When I was in my early 20s, I had a boyfriend who wanted me to run with him. I was not a runner. I had sports I loved—skiing and horseback riding, hiking and swimming—but I wasn’t into team sports or anything really physically grueling. Or maybe the sports I loved were physically grueling, but I didn’t see them that way because I loved them. But running just felt like pure misery, and I had no interest in making myself miserable.

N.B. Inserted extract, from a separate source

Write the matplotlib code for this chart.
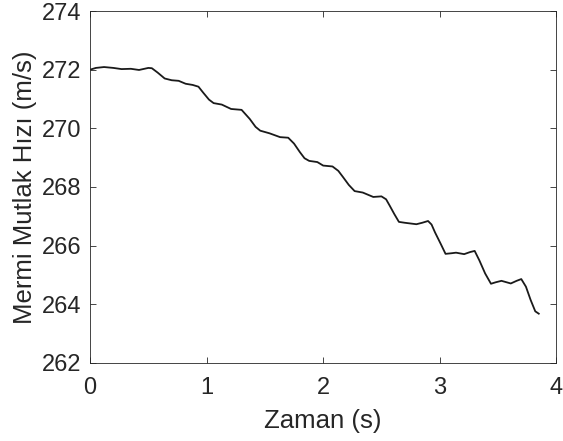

He didn’t just want me to run with him–he wanted me to be the one pushing him. I thought he wanted to be dating someone much more athletic than I was at the time–maybe someone who was the top scorer in field hockey and the fastest freestyler on the swim team and ruled at gym volleyball. None of those things were me. I don’t hate people who were good at team sports, of course, but at the time I hated the person I thought he wanted me to be, because I felt so much pressure to be that. And when we went running I hated every step.
Later, I had a different boyfriend. We’d been dating a while when he suggested going on a run together. At the time I’d been going to the gym for about a year, taking yoga and pilates and spin and martial arts, trying to settle on a sport that would sustain me. I wanted to be more active. I wanted to keep my jean size. I told him I’d run with him, but not to pressure me—I’d probably be slow, and I didn’t like to be pushed. I said he should just go ahead of me and we’d meet up at the end.
It was beautiful, that run. We were on a beach, and the sky and the sea were just endless. I turned on my music and started running and breathing in time with the ocean waves and just lost myself. By the time I looked up—miles later—I’d left him far behind.
I left that boyfriend behind for real a few years later, but I kept running. In the several years since I started, I’ve run two half-marathons, one marathon, and countless 5K’s. Running is my moving meditation. It’s the place where I feel most powerful and most at peace. I love the toned, sculpted legs it gives me and the way I feel like I’m on springs just walking down the street. I love how my endurance makes other sports almost effortless—like rock climbing or horseback riding. I never get tired.
Last year, though, I got a headache. It lasted for four months continuously, and later became debilitating neck pain. It’s too much to get into here, but you can find the start of that series here. It was hell. I don’t know exactly what caused it still, but as I recover, it becomes more and more clear to me that running has something to do with it. These days, when my neck hurts, it’s usually because I went running the day before.
I know what I have to do. Stop running. Not forever—but for longer than I want to. I need to let my neck heal, do a lot of yoga, and build up my strength. I’m almost all the way better but still delicate, and yoga is what brought me through that particular health crisis. I know it’s what my body needs.
But letting go of running is so hard. While I was visiting my parents in Gettysburg, I had the most beautiful run. I went down a country road, discovered an old pre-Civil War graveyard, and daydreamed about novels I have in the works. I went past fields full of cows and old stone farmhouses and roads lined with daylilies. I wanted to go for hours.
I don’t want to break up with running. Stopping for a length of time brings up all my fears. That my endurance will die, and I won’t want to pick it back up again. That I’ll gain weight (yeah, I know it should all be about health, but for me it isn’t). I’ve let go of so many things in the past few months, mainly to heal my neck and devote myself to my novels. This was the one thing I wanted to hang onto.
But the stakes to this are high. The headache absolutely ruined my life. I would do anything to keep that from happening to me again. Now my body is asking me to give up running, and I hate it. But I have to do it.
This week, all I’ve done is yoga. So far so good on the neck. I miss running right down to my bones. But last night I took a two-hour walk to the Williamsburg Bridge and back. I listened to my running music and daydreamed about my plot. I didn’t get the high I get when I run—but for now, it will do.